Part of me wants to totally not care. I mean, I try, with greater or lesser success, not to be a superficial, externality-obsessed person. (This attempt to thwart the dominant external-beauty-obsessed culture began in 7th grade, when I categorically refused to put a mirror in my locker like all the other girls had. I didn't want to be the kind of girl who checked her face in the mirror in between classes. Who needs that kind of pressure at 12 years old?!) I have a deep sense that age is something to be honored and revered, and that with age, comes knowledge, wisdom, and self-confidence. I hate the dominant anti-age theme in America; I hate all of the stuff that our capitalist culture thrusts upon us in an effort to stop time, reverse aging, and look eighteen forever.
And yet.
When I see those fine lines and wrinkles around my eyes, or when I spied a grey hair sprouting out of my head last weekend, a part of me was sad. I don't think it's unusual to want to be young forever, and there will always be a part of me that will wax nostalgic for my lost youth, for days spent digging for worms in the backyard to create a terrarium; days spent eagerly writing essays and sending them off for publication, full of vim and vigor; days spent painting T-shirts; days spent curled up on the couch in my nightgown, with nary a care in the world. I do realize that childhood did not seem quite this idyllic at the time, and then I spent a great many hours of my childhood waiting to "grow up," not able to quite understand how "growing up" meant not just freedom from stricture (no more school! no more books! no more teachers' dirty looks!) but the awesome responsibility of feeding, clothing, and housing myself (among other unanticipated difficulties of being an adult).
What shall I do about it? Absolutely nothing. I take great pride in being one of only seven (estimated) women in America to never have dyed, colored, or otherwise messed with my hair.^ I don't even use a blow drier--that's how much I believe in letting my hair be, sub-freezing temperatures and morning showers be damned. Despite having had a secret desire to be blond or at least light-brown-haired as a pre-teen, I really do love the color of my hair, especially the way it has reddish highlights in the summer sun. I remain steadfast in my anti-hair-dye convictions and say, with great joy, "Bring on the grey, bring on the wisdom!"
* I say "confirmed" because MLG was sure she spotted a grey hair in my head a year or more ago, but I swore it was blond, being right at the hairline.
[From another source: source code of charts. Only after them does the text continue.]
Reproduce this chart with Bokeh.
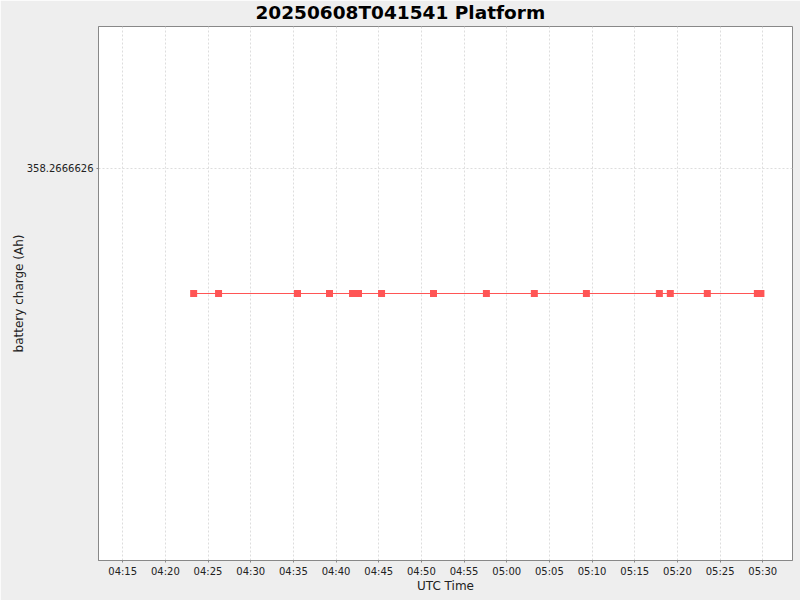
import pandas as pd
from bokeh.plotting import figure
from bokeh.models import Range1d, FixedTicker, DatetimeTickFormatter, PrintfTickFormatter
from bokeh.embed import file_html
from bokeh.resources import INLINE

TITLE = "20250608T041541 Platform"
X_LABEL = "UTC Time"
Y_LABEL = "battery charge (Ah)"

times = ["04:23:19", "04:26:14", "04:35:29", "04:39:14", "04:41:56", "04:42:38",
         "04:45:20", "04:51:25", "04:57:37", "05:03:14", "05:09:20", "05:17:53",
         "05:19:10", "05:23:30", "05:29:22", "05:29:47"]
charge = [358.26666255] * len(times)

x_tick_labels = ["04:15", "04:20", "04:25", "04:30", "04:35", "04:40", "04:45", "04:50",
                 "04:55", "05:00", "05:05", "05:10", "05:15", "05:20", "05:25", "05:30"]
y_ticks = [358.2666626]

DATE = "2025-06-08 "
x = pd.to_datetime([DATE + t for t in times])
x_ticks = [pd.Timestamp(DATE + t + ":00").value / 1e6 for t in x_tick_labels]
x_start = pd.Timestamp(DATE + "04:12:10")
x_end = pd.Timestamp(DATE + "05:33:29")

mid = sum(charge) / len(charge)
half = 1.068e-7

p = figure(width=800, height=600, output_backend="svg", toolbar_location=None,
           x_axis_type="datetime",
           x_range=Range1d(x_start, x_end),
           y_range=Range1d(mid - half, mid + half),
           min_border_left=98, min_border_right=8, min_border_top=26, min_border_bottom=40)

p.title.text = TITLE
p.title.align = "left"
p.title.offset = 157
p.title.vertical_align = "top"
p.title.text_font = "DejaVu Sans"
p.title.text_font_size = "18.5px"
p.title.text_font_style = "bold"
p.title.text_color = "#000000"
p.title.standoff = 3

p.border_fill_color = "#EEEEEE"
p.background_fill_color = "#FFFFFF"
p.outline_line_color = "#888888"
p.outline_line_width = 1

for ax in (p.xaxis[0], p.yaxis[0]):
    ax.axis_line_color = "#888888"
    ax.major_tick_line_color = "#888888"
    ax.major_tick_out = 2
    ax.major_tick_in = 0
    ax.minor_tick_line_color = None
    ax.major_label_text_font = "DejaVu Sans"
    ax.major_label_text_font_size = "10px"
    ax.major_label_text_color = "#222222"
    ax.axis_label_text_font = "DejaVu Sans"
    ax.axis_label_text_font_size = "12px"
    ax.axis_label_text_font_style = "normal"
    ax.axis_label_text_color = "#222222"

p.xaxis.axis_label = X_LABEL
p.yaxis.axis_label = Y_LABEL
p.xaxis.ticker = FixedTicker(ticks=x_ticks)
p.xaxis.formatter = DatetimeTickFormatter(minutes="%H:%M", hours="%H:%M", minsec="%H:%M",
                                          seconds="%H:%M", days="%H:%M")
p.yaxis.ticker = FixedTicker(ticks=y_ticks)
p.yaxis.formatter = PrintfTickFormatter(format="%.7f")
p.xaxis.major_label_standoff = 3
p.xaxis.axis_label_standoff = -1
p.yaxis.major_label_standoff = 3
p.yaxis.axis_label_standoff = -2

for g in (p.xgrid[0], p.ygrid[0]):
    g.grid_line_color = "#DDDDDD"
    g.grid_line_dash = "2 2"
    g.grid_line_width = 1
p.xgrid.ticker = FixedTicker(ticks=x_ticks)
p.ygrid.ticker = FixedTicker(ticks=y_ticks)

p.line(x, charge, line_color="#FF5555", line_width=1)
p.scatter(x, charge, marker="square", size=7, fill_color="#FF5555", line_color=None)

open("out.html", "w").write(file_html(p, INLINE))
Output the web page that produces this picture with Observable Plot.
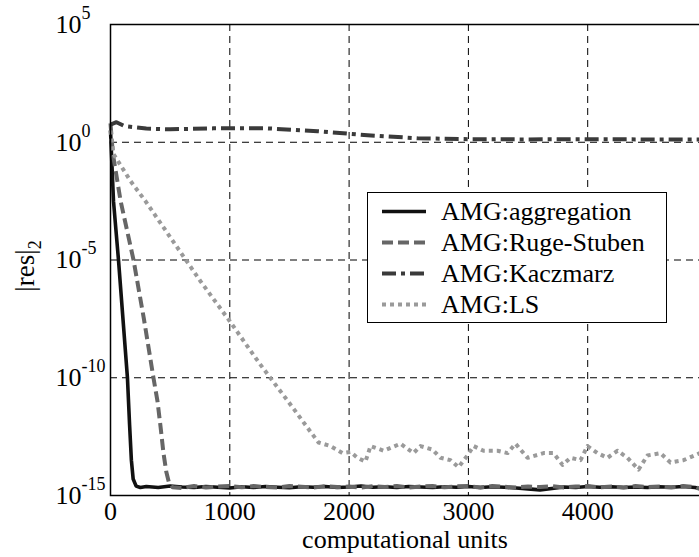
<!DOCTYPE html>
<html><head><meta charset="utf-8">
<script src="https://cdn.jsdelivr.net/npm/d3@7"></script>
<script src="https://cdn.jsdelivr.net/npm/@observablehq/plot@0.6"></script>
<style>
html,body{margin:0;padding:0;background:#fff;overflow:hidden;width:699px;height:557px;}
#wrap{position:relative;width:699px;height:557px;overflow:hidden;}
#wrap > svg{position:absolute;left:0;top:0;max-width:none !important;width:707px !important;height:557px !important;}
#legend{position:absolute;left:367px;top:192px;width:300px;height:131px;border:1.2px solid #000;background:#fff;box-sizing:border-box;font-family:"Liberation Serif","Times New Roman",serif;font-size:26px;color:#000;}
#legend .row{position:absolute;left:0;height:31px;line-height:31px;white-space:nowrap;}
#legend svg{position:absolute;left:14px;top:0;}
#legend span{position:absolute;left:73px;top:0;}
</style></head><body><div id="wrap"></div>
<script>
// ---- data ----
const xTicks = [0, 1000, 2000, 3000, 4000];
const yTickExps = [5, 0, -5, -10, -15];
const seriesNames = ["AMG:aggregation", "AMG:Ruge-Stuben", "AMG:Kaczmarz", "AMG:LS"];
const seriesColors = ["#111111", "#666666", "#3a3a3a", "#9a9a9a"];
const seriesDash = [null, "11,5", "14,5,4,5", "4,4"];
const seriesWidth = [3.6, 4, 4, 4];

// x: computational units, e: log10 of |res|_2
const aggX = [0, 25, 67, 142, 160, 175, 190, 215, 250, 300, 400, 500, 600, 700, 800, 900, 1000, 1100, 1200, 1300, 1400, 1500, 1600, 1700, 1800, 1900, 2000, 2100, 2200, 2300, 2400, 2500, 2600, 2700, 2800, 2900, 3000, 3100, 3200, 3300, 3400, 3500, 3600, 3700, 3800, 3900, 4000, 4100, 4200, 4300, 4400, 4500, 4600, 4700, 4800, 4900, 4940];
const aggE = [0.5, -2.5, -5, -10, -12, -13.5, -14.3, -14.6, -14.66, -14.62, -14.66, -14.6, -14.64, -14.66, -14.62, -14.65, -14.68, -14.63, -14.66, -14.62, -14.65, -14.67, -14.63, -14.65, -14.62, -14.66, -14.64, -14.6, -14.65, -14.63, -14.66, -14.62, -14.64, -14.66, -14.63, -14.65, -14.62, -14.66, -14.63, -14.65, -14.68, -14.72, -14.76, -14.7, -14.64, -14.66, -14.62, -14.65, -14.63, -14.66, -14.64, -14.66, -14.63, -14.65, -14.62, -14.66, -14.7];

const rsX = [0, 20, 85, 193, 280, 360, 394, 420, 444, 468, 490, 520, 600, 700, 800, 900, 1000, 1100, 1200, 1300, 1400, 1500, 1600, 1700, 1800, 1900, 2000, 2100, 2200, 2300, 2400, 2500, 2600, 2700, 2800, 2900, 3000, 3100, 3200, 3300, 3400, 3500, 3600, 3700, 3800, 3900, 4000, 4100, 4200, 4300, 4400, 4500, 4600, 4700, 4800, 4900, 4940];
const rsE = [0.8, -0.5, -2.5, -5, -7.5, -10, -11, -12.1, -13.2, -14.0, -14.45, -14.65, -14.68, -14.6, -14.66, -14.62, -14.6, -14.65, -14.6, -14.64, -14.66, -14.6, -14.63, -14.66, -14.6, -14.64, -14.62, -14.66, -14.6, -14.64, -14.6, -14.66, -14.62, -14.6, -14.65, -14.61, -14.6, -14.66, -14.6, -14.63, -14.66, -14.62, -14.64, -14.6, -14.66, -14.62, -14.6, -14.65, -14.62, -14.66, -14.6, -14.64, -14.62, -14.66, -14.6, -14.64, -14.72];

const kzX = [0, 50, 120, 300, 500, 863, 1316, 1735, 2154, 2573, 3000, 3500, 4000, 4500, 4940];
const kzE = [0.75, 0.85, 0.68, 0.58, 0.55, 0.59, 0.59, 0.47, 0.30, 0.17, 0.13, 0.12, 0.13, 0.12, 0.12];

const lsX = [0, 25, 168, 293, 754, 1000, 1250, 1534, 1651, 1744, 1844, 1945, 2012, 2070, 2137, 2180, 2290, 2431, 2540, 2598, 2699, 2766, 2850, 2917, 2992, 3043, 3127, 3244, 3328, 3395, 3495, 3630, 3713, 3789, 3856, 3940, 3998, 4082, 4166, 4250, 4334, 4426, 4501, 4610, 4694, 4803, 4940];
const lsE = [0.5, -0.5, -1.65, -2.5, -5.9, -7.6, -9.4, -11.31, -12.12, -12.75, -12.9, -13.2, -13.15, -13.4, -13.56, -12.9, -13.1, -12.8, -13.2, -12.9, -13.05, -13.4, -13.5, -13.8, -13.3, -12.9, -13.1, -13.1, -13.2, -12.8, -13.4, -13.2, -13.2, -13.7, -13.4, -13.5, -12.9, -13.2, -13.4, -13.1, -13.4, -13.9, -13.3, -13.2, -13.6, -13.5, -13.2];

// ---- build ----
const seriesXs = [aggX, rsX, kzX, lsX];
const seriesEs = [aggE, rsE, kzE, lsE];
const seriesData = seriesNames.map((name, k) => seriesXs[k].map((x, i) => ({series: name, x, y: Math.pow(10, seriesEs[k][i])})));
const yTickVals = yTickExps.map(e => Math.pow(10, e));
const gridYVals = yTickVals.filter(v => v < 1e5 && v > 1e-15);
const gridXVals = xTicks.filter(v => v > 0);

const font = '"Liberation Serif","Times New Roman",serif';
const chart = Plot.plot({
  width: 707, height: 557,
  marginLeft: 110, marginRight: 0.5, marginTop: 24, marginBottom: 62,
  style: {fontFamily: font, fontSize: "26px", background: "transparent", color: "#000", overflow: "visible", maxWidth: "none"},
  x: {domain: [0, 5000]},
  y: {type: "log", domain: [1e-15, 1e5]},
  marks: [
    Plot.gridX(gridXVals, {stroke: "#000", strokeOpacity: 1, strokeWidth: 1, strokeDasharray: "7,5"}),
    Plot.gridY(gridYVals, {stroke: "#000", strokeOpacity: 1, strokeWidth: 1, strokeDasharray: "7,5"}),
    ...seriesData.map((data, k) => Plot.line(data, {
      x: "x", y: "y",
      stroke: seriesColors[k], strokeWidth: seriesWidth[k],
      strokeDasharray: seriesDash[k] || undefined,
      strokeLinecap: "butt", strokeLinejoin: "round", curve: "linear"
    })),
    Plot.frame({stroke: "#000", strokeWidth: 1.5}),
    Plot.axisX(xTicks, {tickSize: 0, tickPadding: 6, fontSize: 26, label: null, tickFormat: d => String(d)}),
    Plot.axisY(yTickVals, {tickSize: 0, tickPadding: 0, textAnchor: "start", dx: -55, fontSize: 26, label: null,
      tickFormat: v => "10^" + Math.round(Math.log10(v))})
  ]
});
document.getElementById("wrap").appendChild(chart);

// superscripts for y tick labels
d3.select(chart).selectAll("text").each(function () {
  const t = d3.select(this);
  const txt = this.textContent;
  const m = /^10\^(-?\d+)$/.exec(txt.replace("\u2212", "-"));
  if (m) {
    const tgt = t.select("tspan").empty() ? t : t.select("tspan");
    tgt.text(null);
    tgt.append("tspan").text("10");
    tgt.append("tspan").attr("dy", "-14").attr("font-size", "18px").text(m[1]);
  }
});

// axis titles
const svg = d3.select(chart);
svg.append("text").attr("x", 405).attr("y", 548).attr("text-anchor", "middle")
  .attr("font-family", font).attr("font-size", 26).attr("fill", "#000").text("computational units");
const yl = svg.append("text").attr("transform", "translate(34,266) rotate(-90)").attr("text-anchor", "middle")
  .attr("font-family", font).attr("font-size", 27).attr("fill", "#000");
yl.append("tspan").text("|res|");
yl.append("tspan").attr("dy", 7).attr("font-size", "18px").text("2");

// legend
const leg = document.createElement("div");
leg.id = "legend";
seriesNames.forEach((name, k) => {
  const row = document.createElement("div");
  row.className = "row";
  row.style.top = (3 + k * 31) + "px";
  row.style.width = "100%";
  const s = d3.create("svg").attr("width", 44).attr("height", 31);
  s.append("line").attr("x1", 0).attr("x2", 44).attr("y1", 15.5).attr("y2", 15.5)
    .attr("stroke", seriesColors[k]).attr("stroke-width", seriesWidth[k])
    .attr("stroke-dasharray", seriesDash[k]).attr("stroke-linecap", "butt");
  row.appendChild(s.node());
  const sp = document.createElement("span");
  sp.textContent = name;
  row.appendChild(sp);
  leg.appendChild(row);
});
document.getElementById("wrap").appendChild(leg);
</script>
</body></html>
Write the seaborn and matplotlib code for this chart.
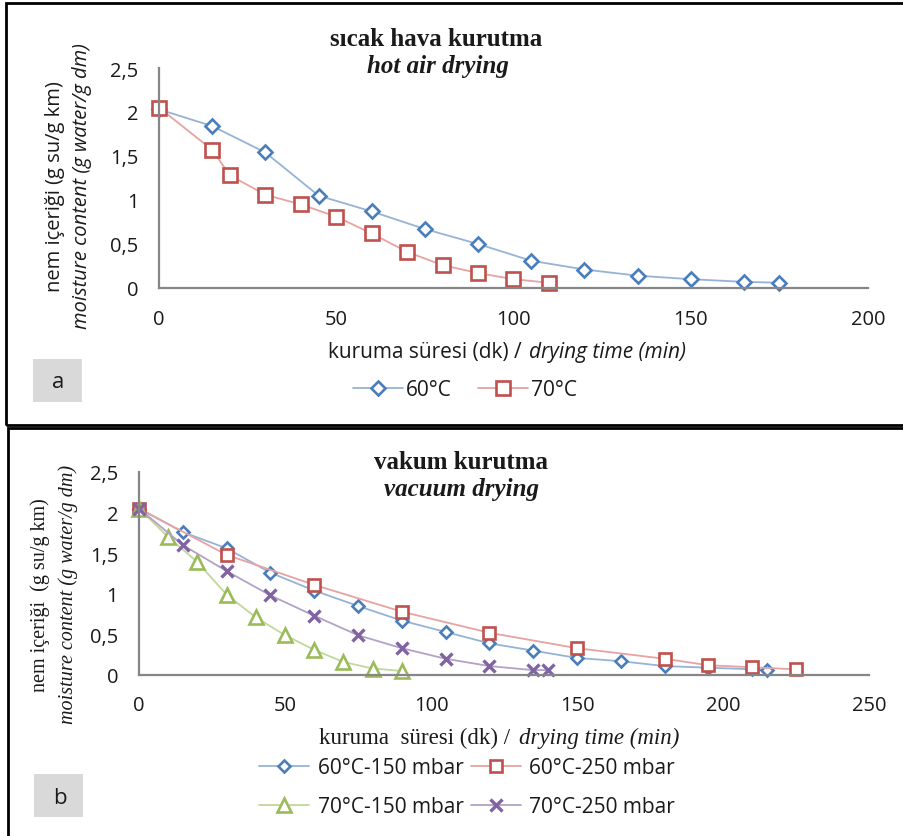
import matplotlib
matplotlib.use("Agg")
import matplotlib.pyplot as plt
import seaborn as sns
import pandas as pd
from matplotlib.lines import Line2D
from matplotlib.patches import Rectangle

# ---------------- data ----------------
# panel a: hot air drying
a60_t = [0, 15, 30, 45, 60, 75, 90, 105, 120, 135, 150, 165, 175]
a60_m = [2.03, 1.84, 1.54, 1.05, 0.87, 0.67, 0.50, 0.31, 0.21, 0.14, 0.10, 0.07, 0.06]
a70_t = [0, 15, 20, 30, 40, 50, 60, 70, 80, 90, 100, 110]
a70_m = [2.05, 1.57, 1.28, 1.06, 0.95, 0.81, 0.62, 0.41, 0.26, 0.17, 0.10, 0.06]

# panel b: vacuum drying
b60_150_t = [0, 15, 30, 45, 60, 75, 90, 105, 120, 135, 150, 165, 180, 195, 210, 215]
b60_150_m = [2.05, 1.76, 1.56, 1.26, 1.04, 0.85, 0.67, 0.53, 0.39, 0.30, 0.21, 0.17, 0.11, 0.09, 0.07, 0.06]
b60_250_t = [0, 30, 60, 90, 120, 150, 180, 195, 210, 225]
b60_250_m = [2.05, 1.48, 1.11, 0.78, 0.52, 0.33, 0.20, 0.12, 0.095, 0.07]
b70_150_t = [0, 10, 20, 30, 40, 50, 60, 70, 80, 90]
b70_150_m = [2.05, 1.70, 1.39, 0.99, 0.71, 0.49, 0.31, 0.16, 0.08, 0.05]
b70_250_t = [0, 15, 30, 45, 60, 75, 90, 105, 120, 135, 140]
b70_250_m = [2.05, 1.60, 1.28, 0.98, 0.73, 0.49, 0.33, 0.20, 0.11, 0.06, 0.06]

a_labels = ["60°C", "70°C"]
b_labels = ["60°C-150 mbar", "60°C-250 mbar", "70°C-150 mbar", "70°C-250 mbar"]
y_ticks = [0, 0.5, 1, 1.5, 2, 2.5]
y_ticklabels = ["0", "0,5", "1", "1,5", "2", "2,5"]
a_xticks = [0, 50, 100, 150, 200]
b_xticks = [0, 50, 100, 150, 200, 250]

# ---------------- style ----------------
sns.set_style("white")
plt.rcParams['font.family'] = ['Open Sans', 'DejaVu Sans']

W, H = 904, 837
fig = plt.figure(figsize=(W / 100, H / 100), dpi=100)

def P(x, y):
    return (x / W, 1 - y / H)

def add_axes_px(x0, y0, x1, y1):
    return fig.add_axes([x0 / W, 1 - y1 / H, (x1 - x0) / W, (y1 - y0) / H])

SPINE = "#868686"
TXT = "#1a1a1a"
BLUE, BLUE_L = "#4A7EBB", "#95B3D7"
RED, RED_L = "#C0504D", "#E6A3A2"
GREEN, GREEN_L = "#9BBB59", "#C3D69B"
PURP, PURP_L = "#8064A2", "#B3A2C7"
SANS = 14.5
TITLE = 18

def style_axes(ax, xticks, xmax, ticks_on, xpad, ypad):
    ax.set_xlim(0, xmax)
    ax.set_ylim(0, 2.5)
    ax.set_xticks(xticks)
    ax.set_xticklabels([str(v) for v in xticks])
    ax.set_yticks(y_ticks)
    ax.set_yticklabels(y_ticklabels)
    for s in ["top", "right"]:
        ax.spines[s].set_visible(False)
    for s in ["left", "bottom"]:
        ax.spines[s].set_color(SPINE)
        ax.spines[s].set_linewidth(1.6)
    L = 4.3 if ticks_on else 0
    ax.tick_params(axis="x", length=L, width=1.4, color=SPINE, direction="out",
                   pad=xpad, labelsize=SANS, labelcolor=TXT)
    ax.tick_params(axis="y", length=L, width=1.4, color=SPINE, direction="out",
                   pad=ypad, labelsize=SANS, labelcolor=TXT)
    ax.set_xlabel("")
    ax.set_ylabel("")
    ax.patch.set_alpha(0)

def series(ax, t, m, lc, mc, marker, ms, mew=1.9):
    df = pd.DataFrame({"t": t, "m": m})
    sns.lineplot(data=df, x="t", y="m", ax=ax, color=lc, lw=1.3, marker=marker,
                 markersize=ms, markeredgecolor=mc, markerfacecolor="white",
                 markeredgewidth=mew, clip_on=False, legend=False)

def handle(lc, mc, marker, ms, mew=1.9):
    return Line2D([], [], color=lc, lw=1.3, marker=marker, markersize=ms,
                  markeredgecolor=mc, markerfacecolor="white", markeredgewidth=mew)

# ---------------- frames ----------------
fig.add_artist(Rectangle(P(6, 426), (W + 10 - 6) / W, (426 - 4) / H, transform=fig.transFigure,
                         fill=False, ec="black", lw=2.0, zorder=0))
fig.add_artist(Rectangle(P(8, H + 10), (W + 10 - 8) / W, (H + 10 - 429) / H, transform=fig.transFigure,
                         fill=False, ec="black", lw=2.0, zorder=0))

# ---------------- panel a ----------------
ax1 = add_axes_px(159, 69, 868, 289)
series(ax1, a60_t, a60_m, BLUE_L, BLUE, "D", 7.4)
series(ax1, a70_t, a70_m, RED_L, RED, "s", 9.8)
style_axes(ax1, a_xticks, 200, True, 10.5, 10.5)

fig.text(*P(436, 40), "sıcak hava kurutma", ha="center", va="center",
         family="Liberation Serif", fontweight="bold", fontsize=TITLE, color=TXT)
fig.text(*P(438, 66), "hot air drying", ha="center", va="center",
         family="Liberation Serif", fontweight="bold", style="italic", fontsize=TITLE, color=TXT)
fig.text(*P(55, 187), "nem içeriği (g su/g km)", rotation=90, ha="center", va="center",
         fontsize=SANS, color=TXT)
fig.text(*P(82, 186), "moisture content (g water/g dm)", rotation=90, ha="center", va="center",
         fontsize=SANS, style="italic", color=TXT)
fig.text(*P(527, 353), "kuruma süresi (dk) / ", ha="right", va="center", fontsize=15, color=TXT)
fig.text(*P(529, 353), "drying time (min)", ha="left", va="center", fontsize=15,
         style="italic", color=TXT)

fig.add_artist(Rectangle(P(33, 403), 49 / W, 43 / H, transform=fig.transFigure,
                         fc="#D9D9D9", ec="none"))
fig.text(*P(58, 383), "a", ha="center", va="center", fontsize=16, color=TXT)

fig.legend([handle(BLUE_L, BLUE, "D", 7.4), handle(RED_L, RED, "s", 9.8)], a_labels,
           loc="center", bbox_to_anchor=P(465, 391), ncol=2, frameon=False,
           fontsize=15, handlelength=2.4, handletextpad=0.15, columnspacing=1.25,
           labelcolor=TXT)

# ---------------- panel b ----------------
ax2 = add_axes_px(139, 473, 869, 676)
series(ax2, b60_150_t, b60_150_m, BLUE_L, BLUE, "D", 6.6)
series(ax2, b60_250_t, b60_250_m, RED_L, RED, "s", 9.2)
series(ax2, b70_150_t, b70_150_m, GREEN_L, GREEN, "^", 9.8)
series(ax2, b70_250_t, b70_250_m, PURP_L, PURP, "x", 9.2, mew=2.4)
style_axes(ax2, b_xticks, 250, False, 14.5, 15)

fig.text(*P(461, 463), "vakum kurutma", ha="center", va="center",
         family="Liberation Serif", fontweight="bold", fontsize=TITLE, color=TXT)
fig.text(*P(462, 490), "vacuum drying", ha="center", va="center",
         family="Liberation Serif", fontweight="bold", style="italic", fontsize=TITLE, color=TXT)
fig.text(*P(40, 595), "nem içeriği  (g su/g km)", rotation=90, ha="center", va="center",
         family="Liberation Serif", fontsize=14.5, color=TXT)
fig.text(*P(68, 594), "moisture content (g water/g dm)", rotation=90, ha="center", va="center",
         family="Liberation Serif", fontsize=14.5, style="italic", color=TXT)
fig.text(*P(516, 738), "kuruma  süresi (dk) / ", ha="right", va="center",
         family="Liberation Serif", fontsize=16.5, color=TXT)
fig.text(*P(519, 738), "drying time (min)", ha="left", va="center",
         family="Liberation Serif", fontsize=16.5, style="italic", color=TXT)

fig.add_artist(Rectangle(P(34, 818), 49 / W, 43 / H, transform=fig.transFigure,
                         fc="#D9D9D9", ec="none"))
fig.text(*P(60, 799), "b", ha="center", va="center", fontsize=16, color=TXT)

hb = [handle(BLUE_L, BLUE, "D", 6.6), handle(RED_L, RED, "s", 9.2),
      handle(GREEN_L, GREEN, "^", 9.8), handle(PURP_L, PURP, "x", 9.2, mew=2.4)]
# legend fills column-major, so reorder to get rows: (60/150, 60/250), (70/150, 70/250)
order = [0, 2, 1, 3]
fig.legend([hb[i] for i in order], [b_labels[i] for i in order],
           loc="center", bbox_to_anchor=P(467, 788), ncol=2, frameon=False,
           fontsize=15, handlelength=2.4, handletextpad=0.4, columnspacing=0.35,
           labelspacing=0.85, labelcolor=TXT)

fig.savefig("out.png", dpi=100)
I do have a few blondish/light brown hairs, and they look lighter in the sun or under the glare of the bathroom light fixture. I yanked the suspected grey hair out and confirmed that it was, indeed, blond. But when I yanked out a potentially grey hair last weekend, close analysis confirmed that it was, indeed, grey. So I will yank no more. Once there's one, I don't care as much that there are multiples. Although I do wonder just how many years there are between the first grey hair and a salt-and-pepper colored mane.
^ I will admit that the summer that I turned 14, I rubbed a lemon over my hair and sat out in the sun. When my grandfather asked what had happened to my hair--it looked like straw, he said--I said, "Nothing, what are you talking about?" It did both lighten my hair and probably strip the outer layer from it or something. Not a recommended procedure, and I never did it again. While I'm confessing, I will also admit that Prell shampoo makes my hair look redder than it does after being washed with other kinds of shampoo. I have no idea why. There were times, in my adolescence and perhaps beyond, that I used Prell to boost that redness factor. No longer, though.
Labels: life
I'm also one of the few people I know who absolutely love getting older. As I get older, I feel more confident, comfortable in myself, certainly more level-headed and balanced. I wouldn't want to go back to the angst of those pre-teen, high school, college years for ANYTHING.
I credit my mom with teaching me that every year can be better than the one that passed, and that every age is the best age. Of course, she's also been dying her hair since she was about thirty, but what you do?